- _WORK TO BE COMPLETED_:
Reproduce nothing but the lines from the start of the material through the line that includes "const glassHigh = [24.3, 90.7, 125.1, 154.7, 160.2];", both ends included, and omit every picture.

▽

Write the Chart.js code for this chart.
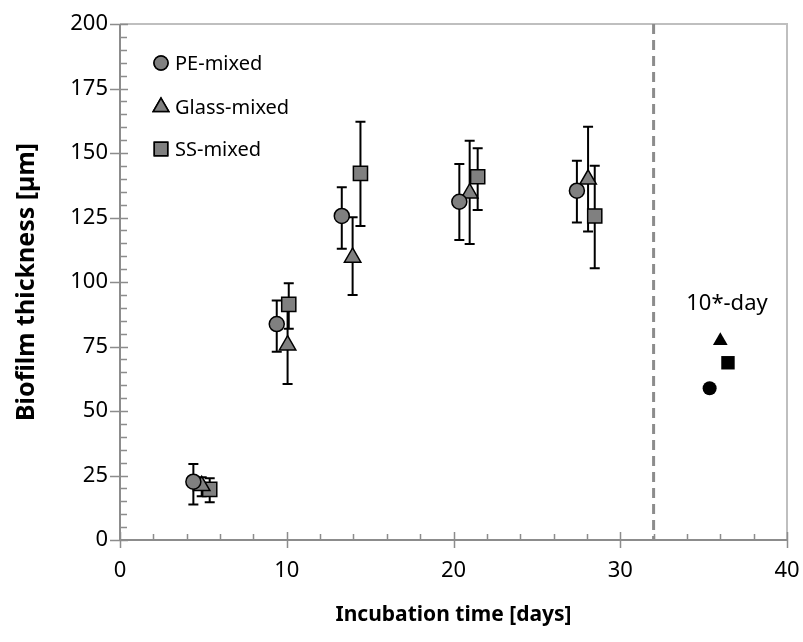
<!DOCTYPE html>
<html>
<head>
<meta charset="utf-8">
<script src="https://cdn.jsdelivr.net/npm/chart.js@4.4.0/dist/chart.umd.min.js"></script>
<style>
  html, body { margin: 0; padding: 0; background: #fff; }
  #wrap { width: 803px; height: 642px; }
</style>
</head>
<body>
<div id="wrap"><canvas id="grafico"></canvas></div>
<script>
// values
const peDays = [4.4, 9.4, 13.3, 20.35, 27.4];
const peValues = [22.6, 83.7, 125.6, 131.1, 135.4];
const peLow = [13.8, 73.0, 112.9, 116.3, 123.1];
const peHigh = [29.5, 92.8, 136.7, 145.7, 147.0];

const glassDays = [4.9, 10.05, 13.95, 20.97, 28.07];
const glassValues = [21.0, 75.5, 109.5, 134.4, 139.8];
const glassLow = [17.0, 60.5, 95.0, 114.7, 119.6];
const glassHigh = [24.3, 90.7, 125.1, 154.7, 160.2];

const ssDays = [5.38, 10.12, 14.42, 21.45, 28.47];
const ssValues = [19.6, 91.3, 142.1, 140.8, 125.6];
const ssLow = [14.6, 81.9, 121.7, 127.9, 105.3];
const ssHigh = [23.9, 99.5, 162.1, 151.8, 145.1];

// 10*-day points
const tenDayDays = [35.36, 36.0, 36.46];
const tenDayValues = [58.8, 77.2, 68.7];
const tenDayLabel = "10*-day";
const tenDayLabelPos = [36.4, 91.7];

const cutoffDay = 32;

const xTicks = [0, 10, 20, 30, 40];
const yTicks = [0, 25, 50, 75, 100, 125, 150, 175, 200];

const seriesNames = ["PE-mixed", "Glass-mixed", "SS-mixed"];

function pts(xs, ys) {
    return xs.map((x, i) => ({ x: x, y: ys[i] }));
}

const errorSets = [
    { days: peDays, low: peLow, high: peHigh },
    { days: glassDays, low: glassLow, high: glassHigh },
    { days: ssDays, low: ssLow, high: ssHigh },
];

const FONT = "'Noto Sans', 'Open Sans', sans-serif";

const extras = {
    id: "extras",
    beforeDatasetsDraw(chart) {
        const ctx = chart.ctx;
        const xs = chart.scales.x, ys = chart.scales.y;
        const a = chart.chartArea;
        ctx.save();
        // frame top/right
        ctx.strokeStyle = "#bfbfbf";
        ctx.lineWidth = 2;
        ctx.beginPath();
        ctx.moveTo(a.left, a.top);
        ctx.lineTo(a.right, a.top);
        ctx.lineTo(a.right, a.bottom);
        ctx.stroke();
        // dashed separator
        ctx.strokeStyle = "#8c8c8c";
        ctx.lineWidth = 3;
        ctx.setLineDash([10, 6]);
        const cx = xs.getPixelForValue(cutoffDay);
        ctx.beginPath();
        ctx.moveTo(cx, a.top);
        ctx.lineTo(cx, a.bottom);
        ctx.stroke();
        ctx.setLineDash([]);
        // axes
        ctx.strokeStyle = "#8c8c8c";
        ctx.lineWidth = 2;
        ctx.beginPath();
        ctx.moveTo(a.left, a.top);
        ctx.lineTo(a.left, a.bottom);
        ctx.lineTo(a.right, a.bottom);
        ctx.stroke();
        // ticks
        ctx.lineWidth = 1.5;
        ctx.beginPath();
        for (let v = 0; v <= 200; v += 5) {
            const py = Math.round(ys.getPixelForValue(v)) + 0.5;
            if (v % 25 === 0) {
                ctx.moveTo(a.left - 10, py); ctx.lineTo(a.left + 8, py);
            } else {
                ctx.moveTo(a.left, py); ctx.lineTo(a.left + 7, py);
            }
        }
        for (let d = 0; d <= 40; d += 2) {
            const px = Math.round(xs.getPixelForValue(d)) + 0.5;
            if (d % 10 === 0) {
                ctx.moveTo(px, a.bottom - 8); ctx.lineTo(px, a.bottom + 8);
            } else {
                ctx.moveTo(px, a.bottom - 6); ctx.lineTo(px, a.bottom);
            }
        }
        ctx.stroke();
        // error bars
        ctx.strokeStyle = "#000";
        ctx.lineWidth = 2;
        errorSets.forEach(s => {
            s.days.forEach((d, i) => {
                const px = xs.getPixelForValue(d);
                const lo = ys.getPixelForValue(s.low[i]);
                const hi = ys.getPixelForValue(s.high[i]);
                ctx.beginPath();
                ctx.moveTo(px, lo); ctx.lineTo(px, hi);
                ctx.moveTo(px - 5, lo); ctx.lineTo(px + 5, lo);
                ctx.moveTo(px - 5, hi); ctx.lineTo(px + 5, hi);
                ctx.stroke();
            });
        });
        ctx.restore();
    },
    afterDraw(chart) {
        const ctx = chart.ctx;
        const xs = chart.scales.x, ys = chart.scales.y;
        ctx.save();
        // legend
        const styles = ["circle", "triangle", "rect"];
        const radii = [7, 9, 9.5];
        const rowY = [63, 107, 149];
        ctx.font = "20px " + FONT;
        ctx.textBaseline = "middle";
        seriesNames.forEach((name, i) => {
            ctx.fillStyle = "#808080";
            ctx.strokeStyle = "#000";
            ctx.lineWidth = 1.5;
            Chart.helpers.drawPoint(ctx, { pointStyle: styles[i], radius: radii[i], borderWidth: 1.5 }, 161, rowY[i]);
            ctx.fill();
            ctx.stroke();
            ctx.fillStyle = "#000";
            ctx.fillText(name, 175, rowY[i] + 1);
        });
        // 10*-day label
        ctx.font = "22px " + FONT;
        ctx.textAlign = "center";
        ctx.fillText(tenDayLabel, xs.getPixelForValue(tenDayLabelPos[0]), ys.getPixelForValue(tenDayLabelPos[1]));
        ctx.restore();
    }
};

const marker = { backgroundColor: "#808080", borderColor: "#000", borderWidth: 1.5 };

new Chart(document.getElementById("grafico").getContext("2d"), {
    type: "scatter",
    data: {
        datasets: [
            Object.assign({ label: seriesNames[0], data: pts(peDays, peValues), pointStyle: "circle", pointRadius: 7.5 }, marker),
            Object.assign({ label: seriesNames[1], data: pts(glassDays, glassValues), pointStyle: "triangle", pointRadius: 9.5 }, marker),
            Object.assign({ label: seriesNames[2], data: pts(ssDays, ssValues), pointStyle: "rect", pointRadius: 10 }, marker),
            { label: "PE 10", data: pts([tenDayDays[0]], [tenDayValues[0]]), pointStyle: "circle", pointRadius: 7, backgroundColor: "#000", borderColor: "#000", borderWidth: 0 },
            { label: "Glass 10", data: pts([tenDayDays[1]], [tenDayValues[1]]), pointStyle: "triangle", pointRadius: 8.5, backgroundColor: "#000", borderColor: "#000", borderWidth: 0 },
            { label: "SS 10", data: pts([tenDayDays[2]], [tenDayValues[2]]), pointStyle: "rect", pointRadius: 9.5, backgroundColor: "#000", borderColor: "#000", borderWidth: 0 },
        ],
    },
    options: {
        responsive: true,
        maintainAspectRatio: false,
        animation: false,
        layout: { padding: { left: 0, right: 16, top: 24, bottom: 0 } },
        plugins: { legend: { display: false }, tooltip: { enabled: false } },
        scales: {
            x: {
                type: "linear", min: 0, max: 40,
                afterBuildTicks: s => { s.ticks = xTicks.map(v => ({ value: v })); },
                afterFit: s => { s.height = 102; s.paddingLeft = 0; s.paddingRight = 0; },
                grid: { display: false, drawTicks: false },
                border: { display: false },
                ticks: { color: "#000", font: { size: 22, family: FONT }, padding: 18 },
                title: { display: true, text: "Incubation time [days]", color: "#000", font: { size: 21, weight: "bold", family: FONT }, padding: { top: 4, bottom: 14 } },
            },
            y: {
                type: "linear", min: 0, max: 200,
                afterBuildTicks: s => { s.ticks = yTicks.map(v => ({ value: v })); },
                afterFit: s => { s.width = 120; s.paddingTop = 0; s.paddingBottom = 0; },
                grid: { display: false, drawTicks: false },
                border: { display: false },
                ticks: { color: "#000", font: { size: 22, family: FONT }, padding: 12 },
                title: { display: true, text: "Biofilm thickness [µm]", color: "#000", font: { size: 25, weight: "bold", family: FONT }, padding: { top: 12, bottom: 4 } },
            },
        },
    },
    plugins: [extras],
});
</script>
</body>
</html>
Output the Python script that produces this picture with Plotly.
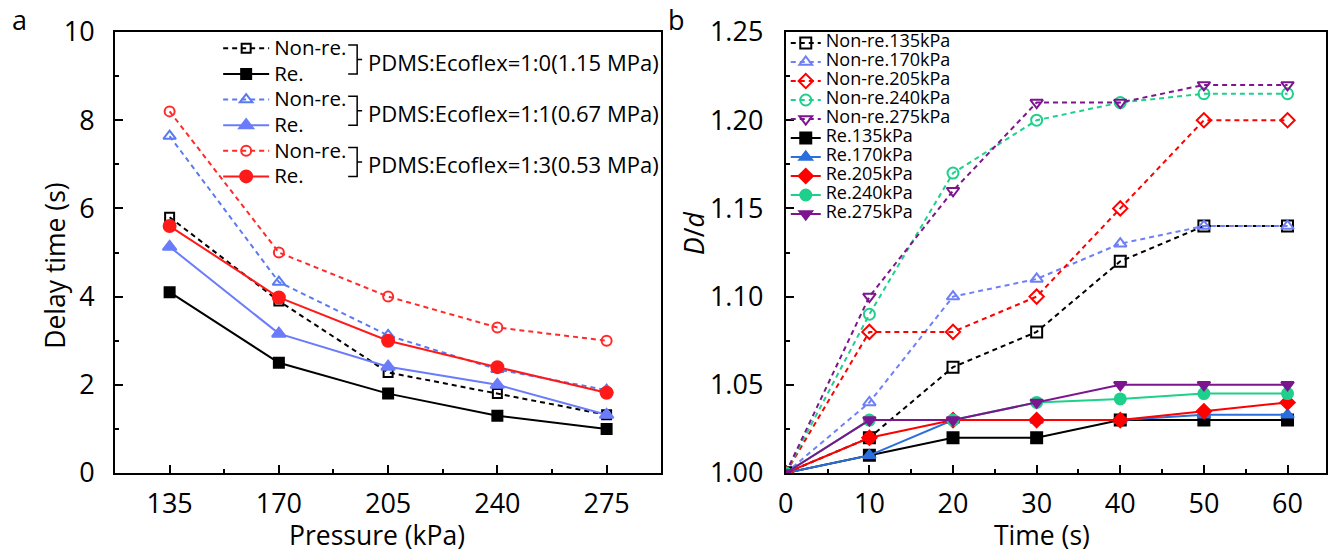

△

- _FULL OUTPUT_:
Write the Chart.js code for this chart.
<!DOCTYPE html>
<html>
<head>
<meta charset="utf-8">
<script src="https://cdn.jsdelivr.net/npm/chart.js@4.4.0/dist/chart.umd.min.js"></script>
<style>
  html, body { margin: 0; padding: 0; background: #fff; }
  #wrap { width: 803px; height: 642px; }
</style>
</head>
<body>
<div id="wrap"><canvas id="grafico"></canvas></div>
<script>
// values
const peDays = [4.4, 9.4, 13.3, 20.35, 27.4];
const peValues = [22.6, 83.7, 125.6, 131.1, 135.4];
const peLow = [13.8, 73.0, 112.9, 116.3, 123.1];
const peHigh = [29.5, 92.8, 136.7, 145.7, 147.0];

const glassDays = [4.9, 10.05, 13.95, 20.97, 28.07];
const glassValues = [21.0, 75.5, 109.5, 134.4, 139.8];
const glassLow = [17.0, 60.5, 95.0, 114.7, 119.6];
const glassHigh = [24.3, 90.7, 125.1, 154.7, 160.2];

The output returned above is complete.